Defense Secretary Robert M. Gates, who served in the same position in George W. Bush's administration, supported the release of the documents but said it made him "quite concerned with the potential backlash in the Middle East and in the theaters where we are involved in conflict — that it might have a negative impact on our troops."
Split on inquiry
Americans also split about evenly on whether the new administration should investigate whether the kind of treatment meted out to terrorism suspects under the Bush administration broke laws, with 51 percent in favor of such inquiries and 47 percent in opposition. About seven in 10 Democrats support such action; a similar proportion of Republicans opposes it. As a candidate, Obama said: "I would not want my first term consumed by what was perceived on the part of the Republicans as a partisan witch hunt, because I think we've got too many problems to solve."
The lukewarm response to Obama's actions on this front stand in stark contrast to his high ratings on handling terrorism and the wars in Iraq and Afghanistan. Most of those polled said that, in general, his policies had either made the country safer from terrorism (32 percent) or not made much of a difference either way (43 percent).
Obama's overall rating remains high, with 69 percent of Americans approving of his job performance. He gets solid marks for his handling of the economy, maintaining a better-than-2-to-1 advantage over congressional Republicans on the issue. Majorities said that Obama has exceeded their expectations in his first three months in office, has accomplished big things and has kept his main campaign promises. Further, public optimism about the economy and the country's direction also remain on the rise since his election, even as few think his major economic initiatives have moved the needle on the nation's flagging economy, their communities or their finances.

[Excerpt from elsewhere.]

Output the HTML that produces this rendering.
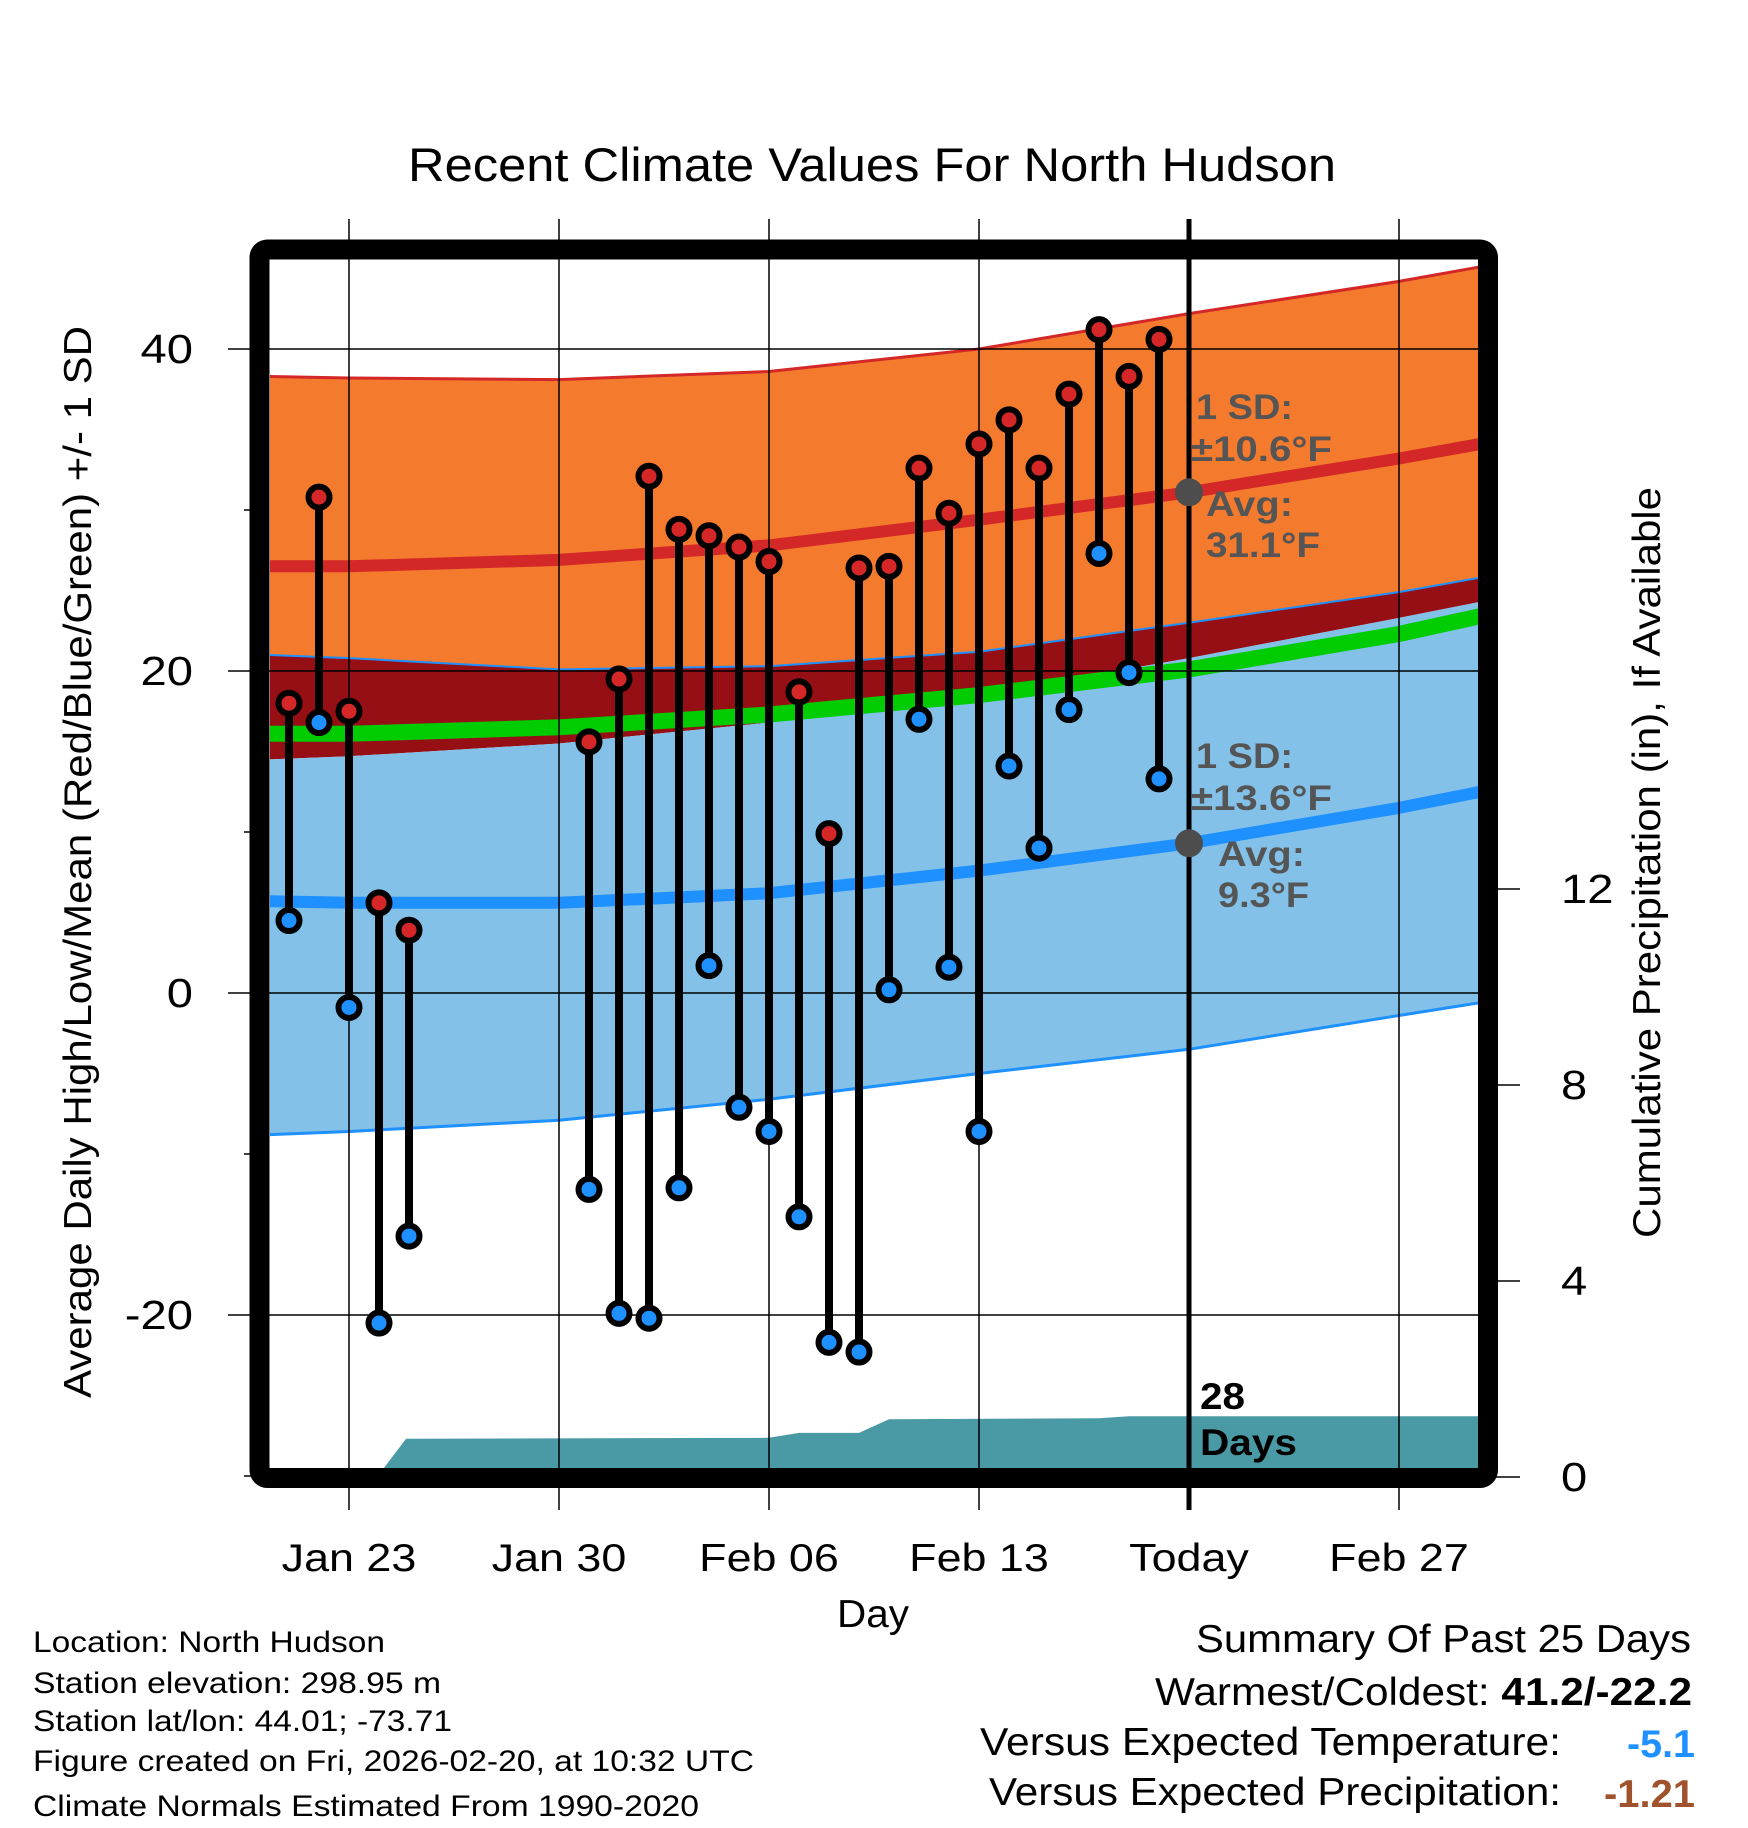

Two-thirds of those polled approve of how Obama is handling international affairs in general, up slightly from last month, just before he embarked on his first European trip. Majorities of Americans also approve of how he is handling health care, global warming, taxes and Cuba, four areas in which the administration has tried to stake new ground in its first few months.
But Obama receives less glowing reviews on his handling of the burgeoning federal budget deficit and on immigration issues, where he is at the 50 percent mark, and he gets a negative rating on how he has dealt with the big U.S. automakers.